**WHAT IS BEING ASKED**.
Below is a listing to transcribe in full and exactly; keep the pictures out.

**AVAILABLE DATA**.

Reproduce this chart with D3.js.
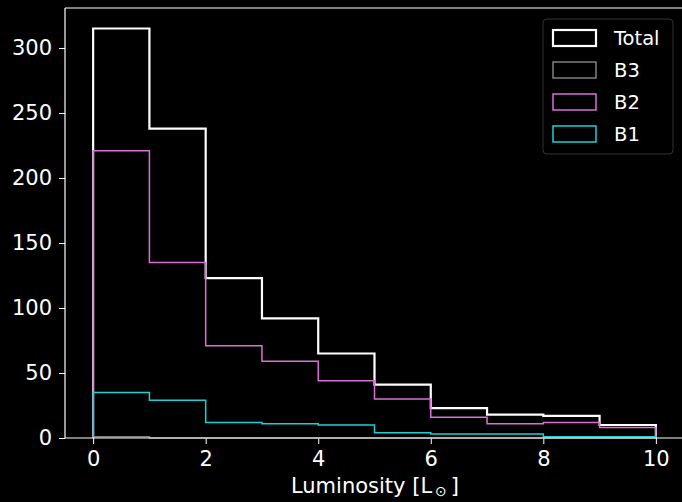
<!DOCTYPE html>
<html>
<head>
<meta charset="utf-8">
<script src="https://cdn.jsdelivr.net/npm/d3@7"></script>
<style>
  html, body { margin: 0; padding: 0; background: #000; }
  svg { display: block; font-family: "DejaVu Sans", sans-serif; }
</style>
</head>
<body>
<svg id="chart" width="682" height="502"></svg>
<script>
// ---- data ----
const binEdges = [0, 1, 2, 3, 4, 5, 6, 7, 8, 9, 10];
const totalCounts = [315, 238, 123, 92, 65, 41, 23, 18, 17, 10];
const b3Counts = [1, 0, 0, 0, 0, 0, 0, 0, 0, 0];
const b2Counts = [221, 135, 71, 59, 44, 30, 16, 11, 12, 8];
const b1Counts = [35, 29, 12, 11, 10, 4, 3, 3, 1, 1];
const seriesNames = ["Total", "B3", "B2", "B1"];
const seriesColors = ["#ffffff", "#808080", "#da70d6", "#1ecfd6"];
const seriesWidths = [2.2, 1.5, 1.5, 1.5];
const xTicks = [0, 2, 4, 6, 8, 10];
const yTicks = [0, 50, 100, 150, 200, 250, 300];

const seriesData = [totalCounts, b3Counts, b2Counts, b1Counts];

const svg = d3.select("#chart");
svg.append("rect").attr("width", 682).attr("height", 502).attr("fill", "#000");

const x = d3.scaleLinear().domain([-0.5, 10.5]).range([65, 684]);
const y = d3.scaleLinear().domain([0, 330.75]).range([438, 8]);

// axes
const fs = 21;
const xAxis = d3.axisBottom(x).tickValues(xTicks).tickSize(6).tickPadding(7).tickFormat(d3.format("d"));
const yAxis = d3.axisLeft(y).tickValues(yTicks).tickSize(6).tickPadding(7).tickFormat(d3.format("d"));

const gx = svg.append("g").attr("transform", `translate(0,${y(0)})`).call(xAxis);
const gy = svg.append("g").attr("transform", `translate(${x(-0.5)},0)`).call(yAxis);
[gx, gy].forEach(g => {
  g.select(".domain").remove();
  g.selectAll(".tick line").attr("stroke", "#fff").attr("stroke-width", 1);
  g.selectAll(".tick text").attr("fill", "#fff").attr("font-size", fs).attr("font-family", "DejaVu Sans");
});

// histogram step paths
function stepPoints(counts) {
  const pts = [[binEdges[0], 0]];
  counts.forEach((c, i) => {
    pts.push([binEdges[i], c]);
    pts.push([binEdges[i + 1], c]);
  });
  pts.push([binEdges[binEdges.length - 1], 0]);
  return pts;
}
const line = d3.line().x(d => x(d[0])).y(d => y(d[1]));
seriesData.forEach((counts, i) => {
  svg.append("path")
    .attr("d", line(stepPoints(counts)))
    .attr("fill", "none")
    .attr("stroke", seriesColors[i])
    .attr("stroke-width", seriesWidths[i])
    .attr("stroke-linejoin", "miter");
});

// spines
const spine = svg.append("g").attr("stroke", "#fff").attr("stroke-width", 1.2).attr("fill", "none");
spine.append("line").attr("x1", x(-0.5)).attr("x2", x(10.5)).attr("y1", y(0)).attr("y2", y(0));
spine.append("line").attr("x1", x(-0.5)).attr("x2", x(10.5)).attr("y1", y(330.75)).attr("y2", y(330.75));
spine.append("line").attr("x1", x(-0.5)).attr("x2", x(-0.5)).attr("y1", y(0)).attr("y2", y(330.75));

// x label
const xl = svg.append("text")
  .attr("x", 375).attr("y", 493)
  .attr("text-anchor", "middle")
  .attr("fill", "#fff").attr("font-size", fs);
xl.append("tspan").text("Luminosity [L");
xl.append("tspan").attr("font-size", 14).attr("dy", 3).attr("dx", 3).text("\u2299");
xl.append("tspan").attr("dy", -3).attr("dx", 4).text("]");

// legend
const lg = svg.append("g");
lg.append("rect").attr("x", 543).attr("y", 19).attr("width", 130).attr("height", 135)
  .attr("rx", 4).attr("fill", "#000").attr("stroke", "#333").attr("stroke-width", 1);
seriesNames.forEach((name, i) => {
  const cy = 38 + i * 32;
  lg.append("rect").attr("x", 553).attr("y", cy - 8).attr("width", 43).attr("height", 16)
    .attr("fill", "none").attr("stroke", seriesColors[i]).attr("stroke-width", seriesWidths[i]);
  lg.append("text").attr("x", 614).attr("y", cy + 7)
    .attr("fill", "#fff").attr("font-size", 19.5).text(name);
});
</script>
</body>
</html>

**RESULT FOR THIS TASK**.
Reproduce this chart with D3.js.
<!DOCTYPE html>
<html>
<head>
<meta charset="utf-8">
<script src="https://cdn.jsdelivr.net/npm/d3@7"></script>
<style>
  html, body { margin: 0; padding: 0; background: #000; }
  svg { display: block; font-family: "DejaVu Sans", sans-serif; }
</style>
</head>
<body>
<svg id="chart" width="682" height="502"></svg>
<script>
// ---- data ----
const binEdges = [0, 1, 2, 3, 4, 5, 6, 7, 8, 9, 10];
const totalCounts = [315, 238, 123, 92, 65, 41, 23, 18, 17, 10];
const b3Counts = [1, 0, 0, 0, 0, 0, 0, 0, 0, 0];
const b2Counts = [221, 135, 71, 59, 44, 30, 16, 11, 12, 8];
const b1Counts = [35, 29, 12, 11, 10, 4, 3, 3, 1, 1];
const seriesNames = ["Total", "B3", "B2", "B1"];
const seriesColors = ["#ffffff", "#808080", "#da70d6", "#1ecfd6"];
const seriesWidths = [2.2, 1.5, 1.5, 1.5];
const xTicks = [0, 2, 4, 6, 8, 10];
const yTicks = [0, 50, 100, 150, 200, 250, 300];

const seriesData = [totalCounts, b3Counts, b2Counts, b1Counts];

const svg = d3.select("#chart");
svg.append("rect").attr("width", 682).attr("height", 502).attr("fill", "#000");

const x = d3.scaleLinear().domain([-0.5, 10.5]).range([65, 684]);
const y = d3.scaleLinear().domain([0, 330.75]).range([438, 8]);

// axes
const fs = 21;
const xAxis = d3.axisBottom(x).tickValues(xTicks).tickSize(6).tickPadding(7).tickFormat(d3.format("d"));
const yAxis = d3.axisLeft(y).tickValues(yTicks).tickSize(6).tickPadding(7).tickFormat(d3.format("d"));

const gx = svg.append("g").attr("transform", `translate(0,${y(0)})`).call(xAxis);
const gy = svg.append("g").attr("transform", `translate(${x(-0.5)},0)`).call(yAxis);
[gx, gy].forEach(g => {
  g.select(".domain").remove();
  g.selectAll(".tick line").attr("stroke", "#fff").attr("stroke-width", 1);
  g.selectAll(".tick text").attr("fill", "#fff").attr("font-size", fs).attr("font-family", "DejaVu Sans");
});

// histogram step paths
function stepPoints(counts) {
  const pts = [[binEdges[0], 0]];
  counts.forEach((c, i) => {
    pts.push([binEdges[i], c]);
    pts.push([binEdges[i + 1], c]);
  });
  pts.push([binEdges[binEdges.length - 1], 0]);
  return pts;
}
const line = d3.line().x(d => x(d[0])).y(d => y(d[1]));
seriesData.forEach((counts, i) => {
  svg.append("path")
    .attr("d", line(stepPoints(counts)))
    .attr("fill", "none")
    .attr("stroke", seriesColors[i])
    .attr("stroke-width", seriesWidths[i])
    .attr("stroke-linejoin", "miter");
});

// spines
const spine = svg.append("g").attr("stroke", "#fff").attr("stroke-width", 1.2).attr("fill", "none");
spine.append("line").attr("x1", x(-0.5)).attr("x2", x(10.5)).attr("y1", y(0)).attr("y2", y(0));
spine.append("line").attr("x1", x(-0.5)).attr("x2", x(10.5)).attr("y1", y(330.75)).attr("y2", y(330.75));
spine.append("line").attr("x1", x(-0.5)).attr("x2", x(-0.5)).attr("y1", y(0)).attr("y2", y(330.75));

// x label
const xl = svg.append("text")
  .attr("x", 375).attr("y", 493)
  .attr("text-anchor", "middle")
  .attr("fill", "#fff").attr("font-size", fs);
xl.append("tspan").text("Luminosity [L");
xl.append("tspan").attr("font-size", 14).attr("dy", 3).attr("dx", 3).text("\u2299");
xl.append("tspan").attr("dy", -3).attr("dx", 4).text("]");

// legend
const lg = svg.append("g");
lg.append("rect").attr("x", 543).attr("y", 19).attr("width", 130).attr("height", 135)
  .attr("rx", 4).attr("fill", "#000").attr("stroke", "#333").attr("stroke-width", 1);
seriesNames.forEach((name, i) => {
  const cy = 38 + i * 32;
  lg.append("rect").attr("x", 553).attr("y", cy - 8).attr("width", 43).attr("height", 16)
    .attr("fill", "none").attr("stroke", seriesColors[i]).attr("stroke-width", seriesWidths[i]);
  lg.append("text").attr("x", 614).attr("y", cy + 7)
    .attr("fill", "#fff").attr("font-size", 19.5).text(name);
});
</script>
</body>
</html>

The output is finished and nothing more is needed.